I received the data at the start of the summer holidays, and haven’t done anything with it since. This is mostly because my initial attempts at OCR-ing the scanned data turned out to be harder than I thought. Initially, I wanted to contact my supermarket again to request a digital copy – but figured that they were probably sending me the data on paper for some purpose.
At the moment, I’m regarding the OCR process as a next challenge. Once that is done, I hope to build some kind of ‘Feltron report inspired’ dashboard of my supermarket purchase behaviour. But since the whole data processing and visualising is all very new to me, it is taking me some time to understand what I’m doing. Watch this space.
Some closing thoughts
Looking back this process started by reading the privacy charter of Colruyt group. Since they make explicit mention of data privacy, I would have expected my request to be handled a lot faster. @Colruytgroup some suggestions :
- Be more clear in communication. I had the feeling the customer service person was being treated as someone who had to clean up the dirty work. One email I got included a copy paste out of another (internal) email, which was not friendly at all. My current understanding of the situation is that the online customer service does not really know how to handle requests like this, which slows down communication terribly.
- Don’t send me paper. In the pile of paper I received, there were a couple of pages of screenshots out of internal Colruyt software. This forces me to believe that the internal software is unable to export data to a more universal format. Also, I wonder why I received all data printed on paper in the first place. I didn’t explicitly request a digital copy, for sure, but knowing that Colruyt greatly values the environment, it surprised me to receive a pile of processed trees.
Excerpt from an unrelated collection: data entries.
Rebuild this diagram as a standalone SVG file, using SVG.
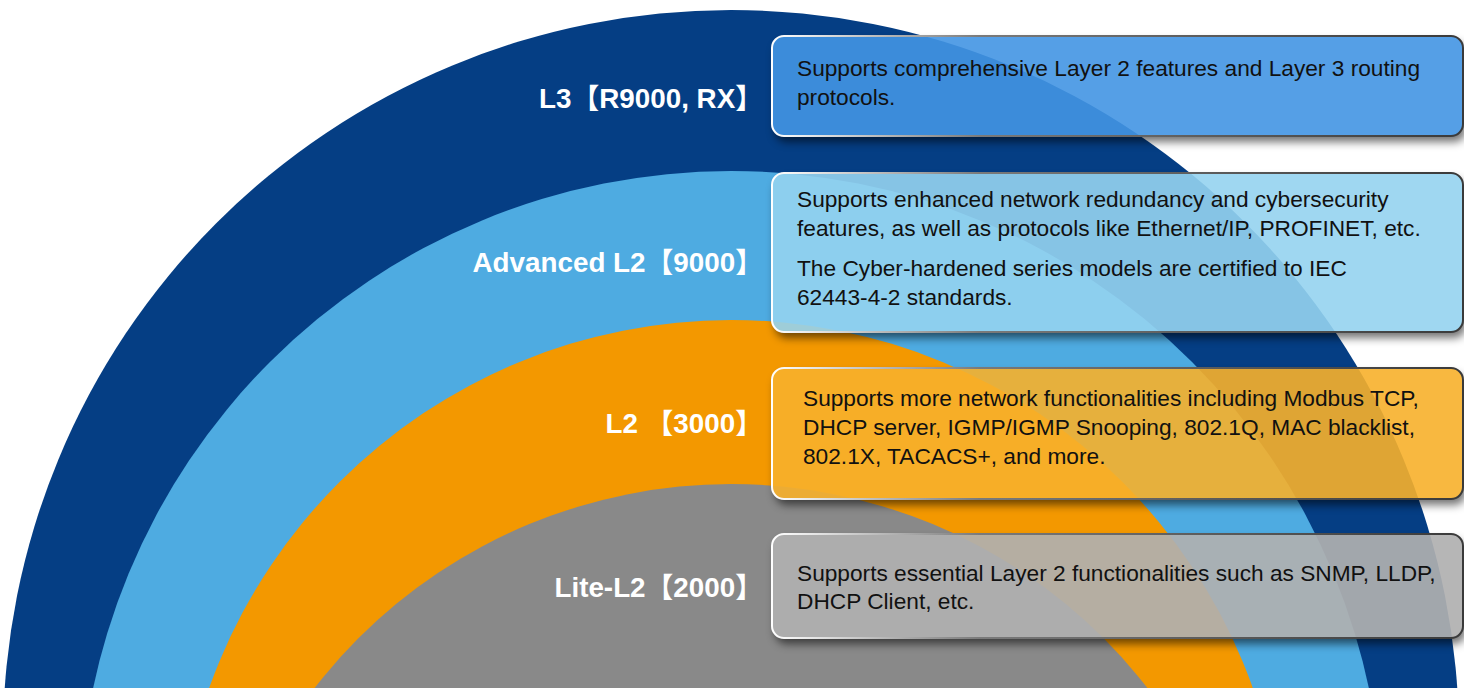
<svg xmlns="http://www.w3.org/2000/svg" width="1464" height="688" viewBox="0 0 1464 688">
  <style>
    .lbl { font-family: "Liberation Sans", "Noto Sans CJK TC", Arial, sans-serif; font-weight: bold; font-size: 27.8px; fill: #ffffff; text-anchor: end; }
    .txt { font-family: "Liberation Sans", Arial, sans-serif; font-size: 22.7px; fill: #111111; }
    .box { stroke: url(#edge); stroke-width: 2; }
    .shadow { fill: #000000; fill-opacity: 0.55; filter: url(#blur); }
  </style>
  <defs>
    <linearGradient id="edge" x1="0" y1="0" x2="1" y2="0">
      <stop offset="0" stop-color="#ffffff"/>
      <stop offset="0.06" stop-color="#e6e6e6"/>
      <stop offset="0.3" stop-color="#7a7a7a"/>
      <stop offset="1" stop-color="#3a3a3a"/>
    </linearGradient>
    <filter id="blur" x="-10%" y="-30%" width="120%" height="160%">
      <feGaussianBlur stdDeviation="4"/>
    </filter>
    <mask id="m1" maskUnits="userSpaceOnUse" x="0" y="0" width="1464" height="688">
      <rect width="1464" height="688" fill="#fff"/>
      <rect x="772" y="36" width="691" height="100" rx="12" fill="#000"/>
    </mask>
    <mask id="m2" maskUnits="userSpaceOnUse" x="0" y="0" width="1464" height="688">
      <rect width="1464" height="688" fill="#fff"/>
      <rect x="772" y="173" width="691" height="159" rx="12" fill="#000"/>
    </mask>
    <mask id="m3" maskUnits="userSpaceOnUse" x="0" y="0" width="1464" height="688">
      <rect width="1464" height="688" fill="#fff"/>
      <rect x="772" y="368" width="691" height="131" rx="12" fill="#000"/>
    </mask>
    <mask id="m4" maskUnits="userSpaceOnUse" x="0" y="0" width="1464" height="688">
      <rect width="1464" height="688" fill="#fff"/>
      <rect x="772" y="534" width="691" height="104" rx="12" fill="#000"/>
    </mask>
  </defs>

  <rect width="1464" height="688" fill="#ffffff"/>

  <g id="rings">
    <circle cx="731" cy="738" r="728" fill="#053e84"/>
    <circle cx="731" cy="823" r="652" fill="#4eabe1"/>
    <circle cx="731" cy="874" r="554" fill="#f39800"/>
    <circle cx="731" cy="1011" r="527" fill="#898989"/>
  </g>

  <g id="tier-l3">
    <text class="lbl" x="763" y="108">L3【R9000, RX】</text>
    <rect class="shadow" x="775" y="42" width="691" height="100" rx="12" mask="url(#m1)"/>
    <rect class="box" x="772" y="36" width="691" height="100" rx="12" fill="#4395e3" fill-opacity="0.9"/>
    <text class="txt" x="797" y="76">Supports comprehensive Layer 2 features and Layer 3 routing</text>
    <text class="txt" x="797" y="105">protocols.</text>
  </g>

  <g id="tier-advanced-l2">
    <text class="lbl" x="763" y="272">Advanced L2【9000】</text>
    <rect class="shadow" x="775" y="179" width="691" height="159" rx="12" mask="url(#m2)"/>
    <rect class="box" x="772" y="173" width="691" height="159" rx="12" fill="#95d3ef" fill-opacity="0.9"/>
    <text class="txt" x="797" y="207">Supports enhanced network redundancy and cybersecurity</text>
    <text class="txt" x="797" y="236">features, as well as protocols like Ethernet/IP, PROFINET, etc.</text>
    <text class="txt" x="797" y="276">The Cyber-hardened series models are certified to IEC</text>
    <text class="txt" x="797" y="305">62443-4-2 standards.</text>
  </g>

  <g id="tier-l2">
    <text class="lbl" x="763" y="433">L2 【3000】</text>
    <rect class="shadow" x="775" y="374" width="691" height="131" rx="12" mask="url(#m3)"/>
    <rect class="box" x="772" y="368" width="691" height="131" rx="12" fill="#f7b02b" fill-opacity="0.9"/>
    <text class="txt" x="803" y="406">Supports more network functionalities including Modbus TCP,</text>
    <text class="txt" x="803" y="435">DHCP server, IGMP/IGMP Snooping, 802.1Q, MAC blacklist,</text>
    <text class="txt" x="803" y="464">802.1X, TACACS+, and more.</text>
  </g>

  <g id="tier-lite-l2">
    <text class="lbl" x="763" y="597">Lite-L2【2000】</text>
    <rect class="shadow" x="775" y="540" width="691" height="104" rx="12" mask="url(#m4)"/>
    <rect class="box" x="772" y="534" width="691" height="104" rx="12" fill="#b0b0b0" fill-opacity="0.92"/>
    <text class="txt" x="797" y="581">Supports essential Layer 2 functionalities such as SNMP, LLDP,</text>
    <text class="txt" x="797" y="609">DHCP Client, etc.</text>
  </g>
</svg>
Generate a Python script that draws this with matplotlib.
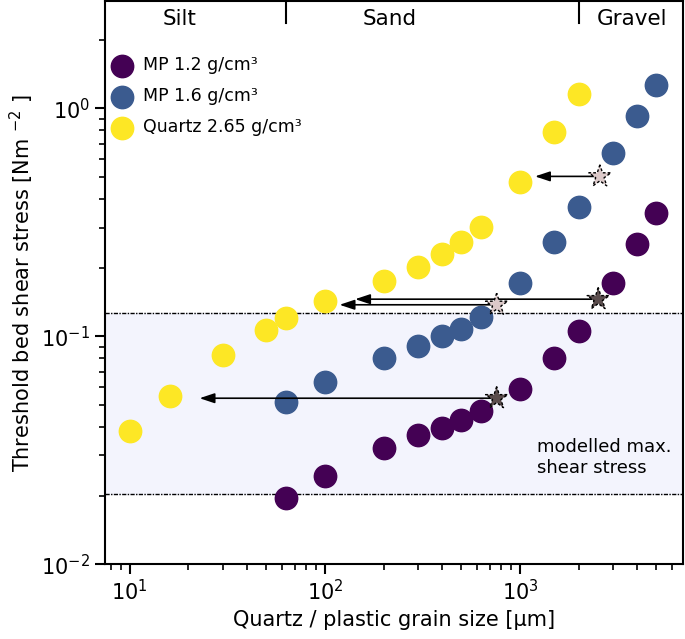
import matplotlib.pyplot as plt

# grain sizes (um)
size_quartz = [10, 16, 30, 50, 63, 100, 200, 300, 400, 500, 630, 1000, 1500, 2000]
tau_quartz = [0.0383, 0.0546, 0.0826, 0.107, 0.120, 0.1425, 0.174, 0.201, 0.229, 0.258, 0.303, 0.474, 0.785, 1.16]

size_mp = [63, 100, 200, 300, 400, 500, 630, 1000, 1500, 2000, 3000, 4000, 5000]
tau_mp16 = [0.0514, 0.0628, 0.080, 0.0904, 0.100, 0.108, 0.122, 0.171, 0.258, 0.368, 0.635, 0.93, 1.26]
tau_mp12 = [0.0195, 0.0243, 0.0323, 0.0368, 0.0395, 0.0428, 0.0469, 0.0586, 0.080, 0.106, 0.171, 0.253, 0.347]

# observed particles (stars) and their quartz equivalents (arrow tips)
star_x = [2570, 2520, 760, 760]
star_y = [0.503, 0.1455, 0.1375, 0.0535]
star_col = ['#dcc9c9', '#5b4d4d', '#dcc9c9', '#5b4d4d']
arrow_to = [1195, 143, 119, 22.8]

shear_band = (0.0203, 0.126)
class_bounds = [63, 2000]
class_names = ['Silt', 'Sand', 'Gravel']
class_pos = [18, 215, 3750]

fig = plt.figure(figsize=(6.85, 6.39), dpi=100)
ax = fig.add_axes([0.153, 0.117, 0.844, 0.881])
ax.set_xscale('log')
ax.set_yscale('log')
ax.set_xlim(7.45, 6850)
ax.set_ylim(0.01, 2.95)

# modelled shear stress band
ax.axhspan(*shear_band, color='#f3f4fd', zorder=0)
for yv in shear_band:
    ax.axhline(yv, color='k', lw=1, ls=(0, (3, 1, 1, 1)), zorder=1)

ms = 260
ax.scatter(size_mp, tau_mp12, s=ms, color='#440154', label='MP 1.2 g/cm³', zorder=2)
ax.scatter(size_mp, tau_mp16, s=ms, color='#3b5b8f', label='MP 1.6 g/cm³', zorder=2)
ax.scatter(size_quartz, tau_quartz, s=ms, color='#fde725', label='Quartz 2.65 g/cm³', zorder=2)

for x0, y0, x1 in zip(star_x, star_y, arrow_to):
    ax.annotate('', xy=(x1, y0), xytext=(x0 * 0.93, y0),
                arrowprops=dict(arrowstyle='-|>,head_length=0.9,head_width=0.3',
                                color='k', lw=1.2, shrinkA=0, shrinkB=0),
                zorder=3)
ax.scatter(star_x, star_y, s=280, marker='*', c=star_col, edgecolors='k',
           linewidths=1, linestyle=(0, (2, 1.5)), zorder=4)

# grain size classes
for b in class_bounds:
    ax.axvline(b, ymin=0.961, ymax=1, color='k', lw=1.5)
for name, xp in zip(class_names, class_pos):
    ax.text(xp, 0.968, name, transform=ax.get_xaxis_transform(),
            ha='center', va='center', fontsize=15.5)

ax.text(1222, 0.0295, 'modelled max.\nshear stress', fontsize=13,
        va='center', ha='left', linespacing=1.2)

ax.legend(loc='upper left', bbox_to_anchor=(-0.012, 0.915), frameon=False,
          fontsize=12.5, handletextpad=0.2, labelspacing=0.75, borderaxespad=0)

ax.tick_params(labelsize=15, which='major', length=7, width=1.5)
ax.tick_params(which='minor', length=4, width=1.2)
ax.set_xlabel('Quartz / plastic grain size [µm]', fontsize=15)
ax.set_ylabel('Threshold bed shear stress [Nm $^{-2}$ ]', fontsize=15)
for sp in ax.spines.values():
    sp.set_linewidth(1.5)

fig.savefig('out.png', dpi=100)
- Transparency. What I love about Colruyt is the transparency towards customers. Prices in shops are constantly updated, comparisons are made with other supermarkets in the area, etc. Suppose that the organisation could push this level of transparency through to a personal level, by ideally giving everyone access to a personal data portal or similar, would set a clear example for others on a national and international scale. Although this might be a utopia, it would clearly show that you, as a supermarket, deeply respect your customers.